Non molti anni fa, con la totale casualità che quasi sempre accompagna le scoperte straordinarie, sono fortunosamente tornate alla luce le grotte di Chauvet Pont D’Arc. Incastonate fra il verde della montagna e l’azzurro del fiume, nel soleggiato sud della Francia, queste enormi grotte vecchie oltre 37mila anni non sono purtroppo visitabili, chiuse al pubblico per questioni di sicurezza e conservazione. Al loro interno, protette da millenni di frane e vegetazione, si trovano le più antiche pitture murarie esistenti, il primo segno tangibile del passaggio dell’uomo. Si tratta, in una visione romantica, della primissima forma d’Arte, se vogliamo del primo Cinema della Storia, attraverso il quale gli uomini del tempo imparavano a riconoscere animali e pericoli, e si esprimevano liberamente. Si tratta di materia, pietra, calcare, pigmenti, impronte di mani, fisicità.
Nel 2010, all’interno delle grotte di Chauvet, Werner Herzog firma il suo unico film in 3D, il capolavoro (ennesimo, nella sfavillante carriera del bavarese) Cave of Forgotten Dreams. La materia, nel 3D di Herzog, cerca e trova una nuova vita, restituita sullo schermo con la maggiore purezza possibile, mentre la vena documentaristica sublima dolcemente nella più profonda vis poetica. Oggi, a cinque anni di distanza, viene presentato in Piazza Grande a Locarno Le Dernier Passage di Pascal Magontier, installazione che ci riporta, in un apparente pianosequenza di 28 minuti, nelle grotte. Si parte dal buio, una voce fuori campo invoca la luce e le sue potenzialità espressive, mentre iniziamo a vedere quegli interni nei quali avevamo idealmente imparato a muoverci seguendo il regista teutonico. Stalattiti e stalagmiti brillano, si toccano e si fondono, mentre l’occhio, sinuoso, continua ad avanzare nelle grotte, fino alle pitture e ai segni del passaggio umano. È impossibile non paragonare i due film, visioni opposte dello stesso luogo: da un lato la fedeltà rispettosa di Herzog, dall’altra l’estetizzazione massima di Magontier, da un lato l’uomo come figura centrale, dall’altra la luce come oggetto di studio.

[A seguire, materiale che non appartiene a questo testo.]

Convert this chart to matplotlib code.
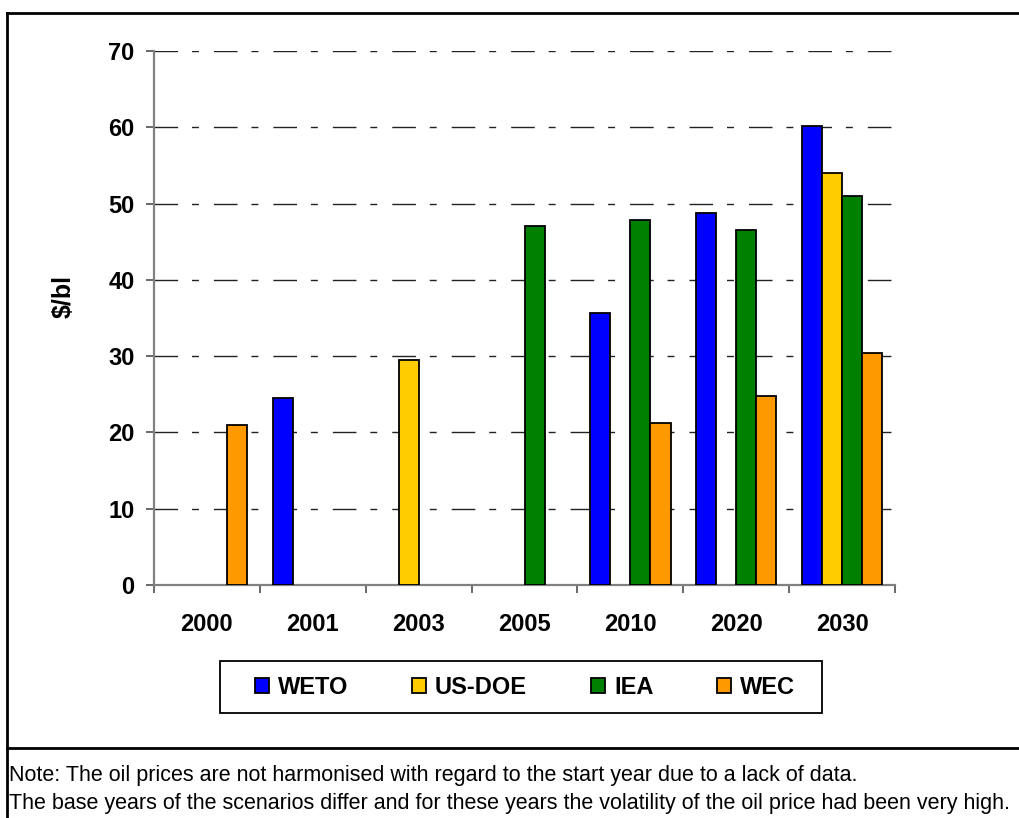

L’effetto di Le Dernier Passage, sullo schermo, è straniante e a tratti abbacinante, mentre ci addentriamo in soggettiva in quegli spazi fatati. Ma non riesce mai, a dispetto delle intenzioni, ad emozionare davvero, risultando ben presto drammaticamente finto: quegli stessi interni che avevamo visto da lontano, inquadrati dalle passerelle metalliche che segnavano e segnano l’unico percorso possibile, sono ora il risultato di un’animazione dei rilievi. Notevole alla vista, brillante ed esaustivo, splendidamente fotografato quanto efficace nella colonna sonora ambient, ma drammaticamente capace di svuotare totalmente tutta la parte concettuale di Herzog, il motivo stesso per il quale Cave of Forgotten Dreams esiste, il motivo per il quale è stato girato in 3D. Si perde la poetica, si perde la realtà, si perde l’umanità. La fisicità, quella necessaria realtà materica per riportare il segno dell’uomo, sparisce totalmente, lasciando il posto alla pura (e vuota) estetica di una fotografia cangiante creata al computer. Non c’è più la pietra dipinta da una mano millenni fa, ne stiamo vedendo una copia falsa, ricostruita digitalmente, che non esiste, come le animazioni che mostrano stadi che probabilmente mai verranno costruiti. Come fa, generalizzando il discorso al Cinema, la digitalizzazione forzata, che elimina la realtà tangibile della pellicola -insieme alla sua qualità e alla sua affidabilità- lasciando spazio a pixel, traballanti codec e file che potrebbero cancellarsi da un momento all’altro. L’installazione di Pascal Magontier è la computer grafica che vince, eliminando completamente la macchina da presa e quindi il Cinema. Quale sia il senso di un’operazione del genere, onestamente, ci sfugge. Ed è per questo che Le Dernier Passage, nonostante l’indubbia riuscita visiva dell’operazione e la ragguardevole cura fotografica, non siamo proprio riusciti a farcelo piacere.